▶ **What needs to be done**
Tally the lines below that contain "drawn". The number is the whole answer.

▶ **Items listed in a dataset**
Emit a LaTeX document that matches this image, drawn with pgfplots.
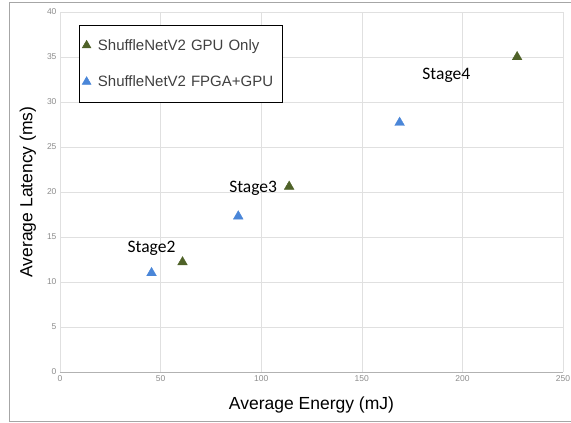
\documentclass[border=0pt]{standalone}
\usepackage{fontspec}
\setmainfont{Liberation Sans}
\newfontfamily\calibri{Carlito}
\usepackage{pgfplots}
\pgfplotsset{compat=1.18}
\definecolor{gpuonly}{HTML}{4F6228}
\definecolor{fpgagpu}{HTML}{4A86D8}
\definecolor{gridc}{HTML}{E0E0E0}

\begin{document}
\begin{tikzpicture}[x=1pt,y=1pt]
\useasboundingbox (0,0) rectangle (571,423);
\draw[gray!70, line width=0.8pt] (9,2) rectangle (575,421);
\begin{axis}[
    scale only axis,
    width=503pt, height=360pt,
    at={(60pt,51pt)}, anchor=south west,
    xmin=0, xmax=250, ymin=0, ymax=40,
    xtick={0,50,...,250}, ytick={0,5,...,40},
    axis x line*=bottom, axis y line*=left,
    x axis line style={draw=gray!60, -},
    y axis line style={draw=none},
    major tick style={draw=none},
    grid=major, major grid style={gridc, line width=0.6pt},
    ticklabel style={font=\fontsize{8.5}{10}\selectfont, text=gray!90},
    /pgf/number format/assume math mode=true,
    xlabel={Average Energy (mJ)}, ylabel={Average Latency (ms)},
    label style={font=\fontsize{17.5}{20}\selectfont},
    xlabel style={at={(axis description cs:0.5,-0.0917)}, anchor=center},
    ylabel style={at={(axis description cs:-0.064,0.5)}, anchor=center},
    legend style={at={(rel axis cs:0.0378,0.964)}, anchor=north west,
        draw=black, line width=0.6pt, font=\fontsize{15}{17}\selectfont,
        text=black!75, inner xsep=2pt, inner ysep=12pt, row sep=20pt,
        text width=180pt},
    legend cell align=left,
    legend image code/.code={\path (-5pt,0) (9pt,0);
        \draw[mark size=5pt, mark=triangle*, #1] plot coordinates {(0,0)};},
]
\addplot[only marks, mark=triangle*, mark size=5.6pt, color=gpuonly] coordinates {
    (60.9,12.2) (113.9,20.6) (227.2,35.0)
};
\addlegendentry{ShuffleNetV2 GPU Only}
\addplot[only marks, mark=triangle*, mark size=5.6pt, color=fpgagpu] coordinates {
    (45.5,11.0) (88.6,17.3) (168.8,27.7)
};
\addlegendentry{ShuffleNetV2 FPGA+GPU}
\node[font=\calibri\fontsize{17.5}{20}\selectfont] at (axis cs:45.5,13.7) {Stage2};
\node[font=\calibri\fontsize{17.5}{20}\selectfont] at (axis cs:96,20.4) {Stage3};
\node[font=\calibri\fontsize{17.5}{20}\selectfont] at (axis cs:192,33.0) {Stage4};
\end{axis}
\end{tikzpicture}
\end{document}
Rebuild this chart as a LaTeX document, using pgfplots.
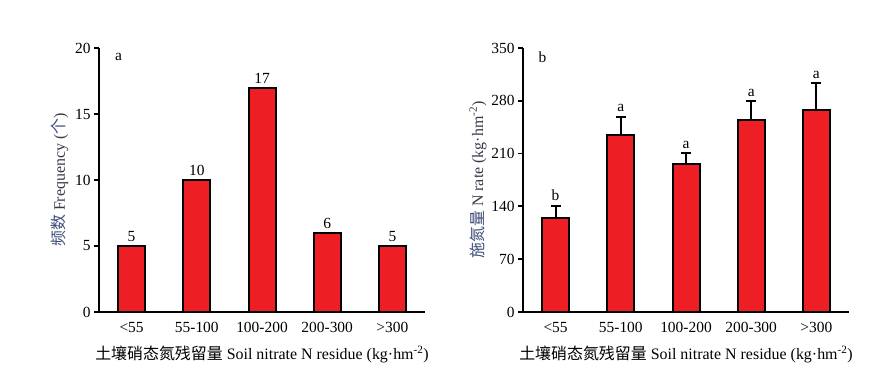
\documentclass[border=0pt]{standalone}
\usepackage{fontspec}
\setmainfont{Liberation Serif}
\newfontfamily\cjk{Noto Sans CJK SC}
\usepackage{pgfplots}
\pgfplotsset{compat=1.18}
\definecolor{barred}{RGB}{237,31,36}
\definecolor{labblue}{RGB}{62,78,120}
\definecolor{labgray}{RGB}{55,58,70}
\pgfplotstableread{
x y lab
0 5 5
1 10 10
2 17 17
3 6 6
4 5 5
}\freqdata
\pgfplotstableread{
x y err top lab
0 125 16 141 b
1 235 24 259 a
2 196 15 211 a
3 254 26 280 a
4 268 35 303 a
}\ratedata
\begin{document}
\begin{tikzpicture}
\useasboundingbox (0bp,0bp) rectangle (884bp,376bp);
\pgfplotsset{
  mystyle/.style={
    scale only axis, width=326bp, height=264bp, anchor=south west,
    axis x line*=bottom, axis y line*=left,
    axis line style={line width=2bp, black},
    xmin=-0.5, xmax=4.5, ymin=0,
    xtick={0,1,2,3,4},
    xticklabels={<55,55-100,100-200,200-300,>300},
    x tick style={draw=none},
    y tick style={line width=1.8bp, black},
    tick align=outside, major tick length=5bp,
    tick label style={font=\fontsize{15.5}{15.5}\selectfont, black},
    /pgf/number format/assume math mode=true,
    xticklabel style={yshift=-2bp},
    label style={font=\fontsize{16}{16}\selectfont},
    xlabel={{\cjk 土壤硝态氮残留量} Soil nitrate N residue (kg·hm\textsuperscript{-2})},
    xlabel style={yshift=-6bp},
    clip=false,
  },
  mybar/.style={ybar, bar width=27bp, fill=barred, draw=black, line width=2bp},
}
\begin{axis}[mystyle, at={(99bp,64bp)}, ymax=20, ytick={0,5,10,15,20},
  ylabel={{\color{labblue}\cjk 频数} {\color{labgray}Frequency (}{\color{labblue}\cjk 个}{\color{labgray})}},
  ylabel style={yshift=0bp}]
  \addplot[mybar, nodes near coords, point meta=explicit symbolic,
    nodes near coords style={font=\fontsize{15.5}{15.5}\selectfont, black, yshift=0bp}]
    table[x=x, y=y, meta=lab] {\freqdata};
  \node[font=\fontsize{15.5}{15.5}\selectfont] at (rel axis cs:0.06,0.966) {a};
\end{axis}
\begin{axis}[mystyle, at={(523bp,64bp)}, ymax=350, ytick={0,70,140,210,280,350},
  ylabel={{\color{labblue}\cjk 施氮量} {\color{labgray}N rate (kg·hm\textsuperscript{-2})}},
  ylabel style={yshift=-2bp}]
  \addplot[mybar] table[x=x, y=y] {\ratedata};
  \addplot[draw=none, mark=none,
    error bars/.cd, y dir=plus, y explicit,
    error bar style={line width=2bp, black, solid},
    error mark=-, error mark options={rotate=90, mark size=5bp, line width=2bp, black}]
    table[x=x, y=y, y error=err] {\ratedata};
  \addplot[only marks, mark=none, nodes near coords, point meta=explicit symbolic,
    nodes near coords style={font=\fontsize{15.5}{15.5}\selectfont, black, anchor=south, yshift=1bp}]
    table[x=x, y=top, meta=lab] {\ratedata};
  \node[font=\fontsize{15.5}{15.5}\selectfont] at (rel axis cs:0.06,0.966) {b};
\end{axis}
\end{tikzpicture}
\end{document}
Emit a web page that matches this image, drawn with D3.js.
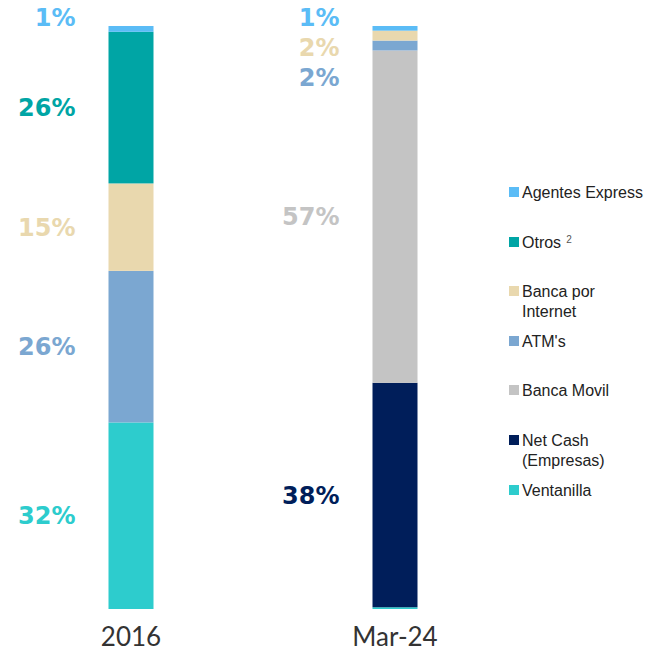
<!DOCTYPE html>
<html>
<head>
<meta charset="utf-8">
<script src="https://cdn.jsdelivr.net/npm/d3@7"></script>
<style>
  body { margin: 0; background: #fff; }
  svg { display: block; }
</style>
</head>
<body>
<div id="chart"></div>
<script>
// categories (bars) and series, bottom of the stack first
let periods = ['2016', 'Mar-24'];
let channels = ['Ventanilla', 'Net Cash (Empresas)', 'Banca Movil', "ATM's", 'Banca por Internet', 'Otros', 'Agentes Express'];
let colors = ['#2dcccd', '#001e5a', '#c4c4c4', '#7ba7d1', '#e9d8ae', '#00a5a5', '#5bbcf6'];

// share of transactions per channel, %
let share2016 = [32, 0, 0, 26, 15, 26, 1];
let shareMar24 = [0.3, 38.5, 57, 1.7, 1.7, 0, 0.8];
// printed labels ('' = none)
let labels2016 = ['32%', '', '', '26%', '15%', '26%', '1%'];
let labelsMar24 = ['', '38%', '57%', '2%', '2%', '', '1%'];

// legend, top to bottom (lines split for wrapping)
let legendItems = [
	{ key: 'Agentes Express', lines: ['Agentes Express'] },
	{ key: 'Otros', lines: ['Otros'], sup: '2' },
	{ key: 'Banca por Internet', lines: ['Banca por', 'Internet'] },
	{ key: "ATM's", lines: ["ATM's"] },
	{ key: 'Banca Movil', lines: ['Banca Movil'] },
	{ key: 'Net Cash (Empresas)', lines: ['Net Cash', '(Empresas)'] },
	{ key: 'Ventanilla', lines: ['Ventanilla'] },
];

let width = 653,
	height = 653;

let rows = periods.map((p, i) => {
	let vals = i == 0 ? share2016 : shareMar24;
	let row = { period: p };
	channels.forEach((c, j) => (row[c] = vals[j]));
	return row;
});
let labelRows = [labels2016, labelsMar24];

let svg = d3.select('#chart').append('svg').attr('width', width).attr('height', height);

let x = d3.scalePoint().domain(periods).range([131, 395]);
let y = d3.scaleLinear().domain([0, 100]).range([609, 26]);
let color = d3.scaleOrdinal().domain(channels).range(colors);
let barWidth = 45;

let stack = d3.stack().keys(channels);
let series = stack(rows);

svg.selectAll('g.series')
	.data(series)
	.enter()
	.append('g')
	.attr('class', 'series')
	.attr('fill', (d) => color(d.key))
	.selectAll('rect')
	.data((d) => d)
	.enter()
	.append('rect')
	.attr('x', (d) => x(d.data.period) - barWidth / 2)
	.attr('y', (d) => y(d[1]))
	.attr('width', barWidth)
	.attr('height', (d) => Math.max(0, y(d[0]) - y(d[1])));

// value labels, left of each bar; small ones pushed apart from the top down
periods.forEach((p, i) => {
	let items = [];
	series.forEach((s, j) => {
		let txt = labelRows[i][j];
		if (txt === '') return;
		let seg = s[i];
		items.push({ text: txt, key: s.key, mid: (y(seg[0]) + y(seg[1])) / 2 });
	});
	items.sort((a, b) => a.mid - b.mid);
	let prev = -Infinity;
	items.forEach((it, k) => {
		let pos = k == 0 ? Math.min(it.mid, 17) : it.mid;
		pos = Math.max(pos, prev + 30);
		it.y = pos;
		prev = pos;
	});
	svg.append('g')
		.selectAll('text')
		.data(items)
		.enter()
		.append('text')
		.attr('x', x(p) - barWidth / 2 - 33)
		.attr('y', (d) => d.y)
		.attr('dy', '0.36em')
		.attr('text-anchor', 'end')
		.style('font-family', '"DejaVu Sans", sans-serif')
		.style('font-weight', 'bold')
		.style('font-size', '24px')
		.attr('fill', (d) => color(d.key))
		.text((d) => d.text);
});

// category labels under the bars
svg.append('g')
	.selectAll('text')
	.data(periods)
	.enter()
	.append('text')
	.attr('x', (d) => x(d))
	.attr('y', 646)
	.attr('text-anchor', 'middle')
	.style('font-family', 'Lato, sans-serif')
	.style('font-size', '26px')
	.attr('fill', '#333')
	.text((d) => d);

// legend
let legendTops = [192, 242, 291, 341, 390, 440, 490];
let legend = svg.append('g');
legendItems.forEach((item, i) => {
	let g = legend.append('g').attr('transform', 'translate(509,' + legendTops[i] + ')');
	g.append('rect').attr('x', 0).attr('y', -5).attr('width', 10).attr('height', 10).attr('fill', color(item.key));
	let t = g
		.append('text')
		.attr('x', 13)
		.attr('y', 0)
		.style('font-family', '"Liberation Sans", Arial, sans-serif')
		.style('font-size', '16px')
		.attr('fill', '#222');
	item.lines.forEach((line, k) => {
		t.append('tspan')
			.attr('x', 13)
			.attr('y', k * 20)
			.attr('dy', '0.35em')
			.text(line);
	});
	if (item.sup) {
		t.append('tspan').attr('dx', 5).attr('dy', '-0.5em').style('font-size', '10px').attr('fill', '#555').text(item.sup);
	}
});
</script>
</body>
</html>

▶ **Exercise result**
2